====== RAW DATA ======

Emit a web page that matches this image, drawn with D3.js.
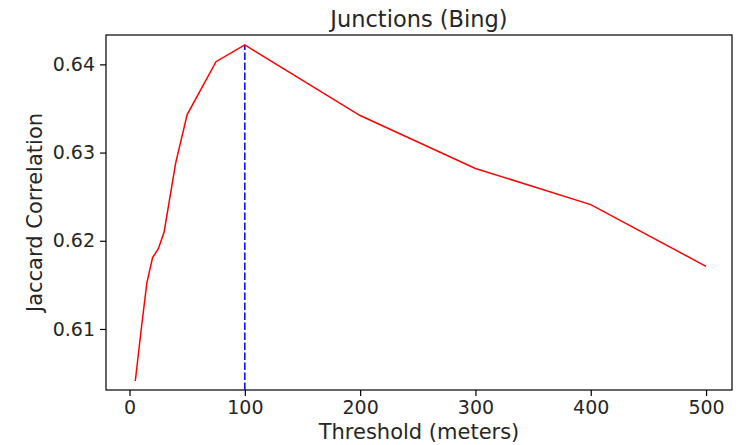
<!DOCTYPE html>
<html>
<head>
<meta charset="utf-8">
<script src="https://cdn.jsdelivr.net/npm/d3@7"></script>
<style>
  body { margin: 0; background: #fff; }
  text { font-family: "DejaVu Sans", sans-serif; fill: #262626; }
</style>
</head>
<body>
<div id="chart"></div>
<script>
// threshold (meters) vs jaccard correlation
var thresholds = [5, 10, 15, 20, 25, 30, 40, 50, 75, 100, 200, 300, 400, 500];
var jaccard = [0.6041, 0.6098, 0.6152, 0.6181, 0.6191, 0.6210, 0.6288, 0.6343,
               0.6403, 0.6422, 0.6342, 0.6282, 0.6241, 0.6171];
var xTicks = [0, 100, 200, 300, 400, 500];
var yTicks = [0.61, 0.62, 0.63, 0.64];
var bestThreshold = 100;

var W = 741, H = 445;
var mLeft = 106, mRight = 732, mTop = 35, mBottom = 390;

var svg = d3.select("#chart").append("svg")
    .attr("width", W)
    .attr("height", H);

var x = d3.scaleLinear().domain([-20.4, 522.5]).range([mLeft, mRight]);
var y = d3.scaleLinear().domain([0.60308, 0.64333]).range([mBottom, mTop]);

// axes
var xAxis = svg.append("g")
    .attr("transform", "translate(0," + mBottom + ")")
    .call(d3.axisBottom(x).tickValues(xTicks).tickSize(6).tickPadding(5).tickFormat(d3.format("d")));
var yAxis = svg.append("g")
    .attr("transform", "translate(" + mLeft + ",0)")
    .call(d3.axisLeft(y).tickValues(yTicks).tickSize(6).tickPadding(5).tickFormat(d3.format(".2f")));

[xAxis, yAxis].forEach(function (a) {
    a.select(".domain").remove();
    a.selectAll("line").attr("stroke", "#000").attr("stroke-width", 1.2);
    a.selectAll("text").style("font-size", "19px").attr("fill", "#262626")
        .style("font-family", "'DejaVu Sans', sans-serif");
});

// frame
svg.append("rect")
    .attr("x", mLeft).attr("y", mTop)
    .attr("width", mRight - mLeft).attr("height", mBottom - mTop)
    .attr("fill", "none").attr("stroke", "#000").attr("stroke-width", 1.2);

// vertical marker at best threshold
var peak = jaccard[thresholds.indexOf(bestThreshold)];
svg.append("line")
    .attr("x1", x(bestThreshold)).attr("x2", x(bestThreshold))
    .attr("y1", mBottom).attr("y2", y(peak))
    .attr("stroke", "#0000ff").attr("stroke-width", 1.5)
    .attr("stroke-dasharray", "7.5,2.5");

var line = d3.line()
    .x(function (d, i) { return x(thresholds[i]); })
    .y(function (d) { return y(d); });

svg.append("path")
    .datum(jaccard)
    .attr("d", line)
    .attr("fill", "none")
    .attr("stroke", "#ff0000")
    .attr("stroke-width", 1.5);

// labels
svg.append("text")
    .attr("x", (mLeft + mRight) / 2).attr("y", 27)
    .attr("text-anchor", "middle")
    .style("font-size", "22.5px")
    .text("Junctions (Bing)");

svg.append("text")
    .attr("x", (mLeft + mRight) / 2).attr("y", 439)
    .attr("text-anchor", "middle")
    .style("font-size", "21px")
    .text("Threshold (meters)");

svg.append("text")
    .attr("transform", "translate(42," + ((mTop + mBottom) / 2) + ") rotate(-90)")
    .attr("text-anchor", "middle")
    .style("font-size", "21px")
    .text("Jaccard Correlation");
</script>
</body>
</html>
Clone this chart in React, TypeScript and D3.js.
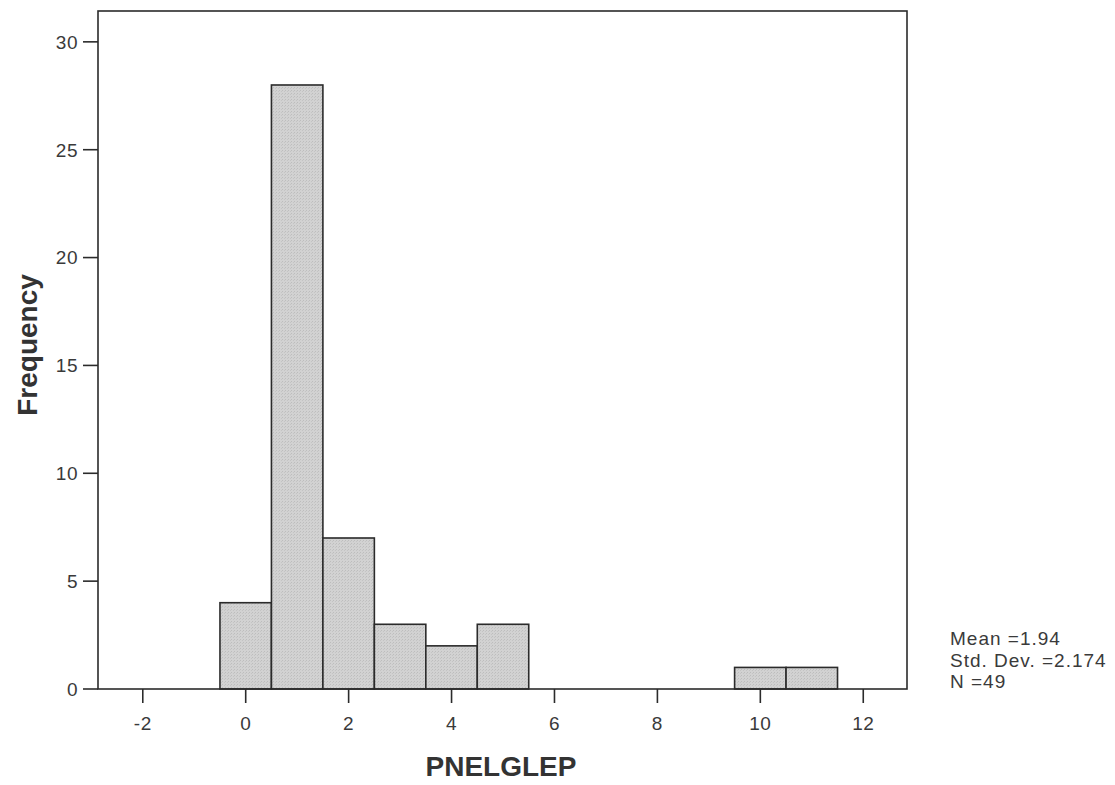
import React from "react";
import * as d3 from "d3";

// Histogram of PNELGLEP, unit-width bins centred on integers
const binCenters = [0, 1, 2, 3, 4, 5, 10, 11];
const frequencies = [4, 28, 7, 3, 2, 3, 1, 1];
const xTicks = [-2, 0, 2, 4, 6, 8, 10, 12];
const yTicks = [0, 5, 10, 15, 20, 25, 30];
const statsLines = ["Mean =1.94", "Std. Dev. =2.174", "N =49"];

const W = 1115;
const H = 785;
const plot = { left: 98, right: 907, top: 11, bottom: 689 };

export default function App() {
  const x = d3.scaleLinear().domain([-2.87, 12.85]).range([plot.left, plot.right]);
  const y = d3.scaleLinear().domain([0, 31.43]).range([plot.bottom, plot.top]);
  const font = "'Liberation Sans', Arial, sans-serif";
  const ink = "#2b2b2b";
  const textInk = "#3a3a3a";

  return (
    <svg width={W} height={H} style={{ position: "absolute", left: 0, top: 0, background: "#fff" }}>
      <defs>
        <pattern id="grain" width="3" height="3" patternUnits="userSpaceOnUse">
          <rect width="3" height="3" fill="#d2d2d2" />
          <rect width="1" height="1" fill="#bdbdbd" />
          <rect x="2" y="1" width="1" height="1" fill="#c4c4c4" />
        </pattern>
      </defs>

      {/* bars */}
      {binCenters.map((c, i) => (
        <rect
          key={c}
          x={x(c - 0.5)}
          y={y(frequencies[i])}
          width={x(c + 0.5) - x(c - 0.5)}
          height={y(0) - y(frequencies[i])}
          fill="url(#grain)"
          stroke={ink}
          strokeWidth={1.6}
        />
      ))}

      {/* frame */}
      <rect
        x={plot.left}
        y={plot.top}
        width={plot.right - plot.left}
        height={plot.bottom - plot.top}
        fill="none"
        stroke={ink}
        strokeWidth={1.6}
      />

      {/* y axis */}
      {yTicks.map((t) => (
        <g key={t}>
          <line x1={plot.left - 15} x2={plot.left} y1={y(t)} y2={y(t)} stroke={ink} strokeWidth={1.6} />
          <text
            x={plot.left - 20}
            y={y(t)}
            dy="0.36em"
            textAnchor="end"
            fontFamily={font}
            fontSize={19}
            letterSpacing={0.5}
            fill={textInk}
          >
            {t}
          </text>
        </g>
      ))}

      {/* x axis */}
      {xTicks.map((t) => (
        <g key={t}>
          <line x1={x(t)} x2={x(t)} y1={plot.bottom} y2={plot.bottom + 14} stroke={ink} strokeWidth={1.6} />
          <text
            x={x(t)}
            y={plot.bottom + 41}
            textAnchor="middle"
            fontFamily={font}
            fontSize={19}
            letterSpacing={0.5}
            fill={textInk}
          >
            {t}
          </text>
        </g>
      ))}

      {/* axis titles */}
      <text
        x={501}
        y={776}
        textAnchor="middle"
        fontFamily={font}
        fontWeight="bold"
        fontSize={28}
        fill="#333"
      >
        PNELGLEP
      </text>
      <text
        transform={`translate(37, 345) rotate(-90)`}
        textAnchor="middle"
        fontFamily={font}
        fontWeight="bold"
        fontSize={28}
        fill="#333"
      >
        Frequency
      </text>

      {/* summary statistics */}
      {statsLines.map((s, i) => (
        <text
          key={s}
          x={950}
          y={645 + i * 21.5}
          fontFamily={font}
          fontSize={19}
          letterSpacing={1}
          fill={textInk}
        >
          {s}
        </text>
      ))}
    </svg>
  );
}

======

* _WORK TO COMPLETE_
From the listing above, copy all lines holding the word "chart".

* _ANSWER TO THIS TASK_
<div id="chart"></div>
var svg = d3.select("#chart").append("svg")
Clone this chart in React, TypeScript and D3.js.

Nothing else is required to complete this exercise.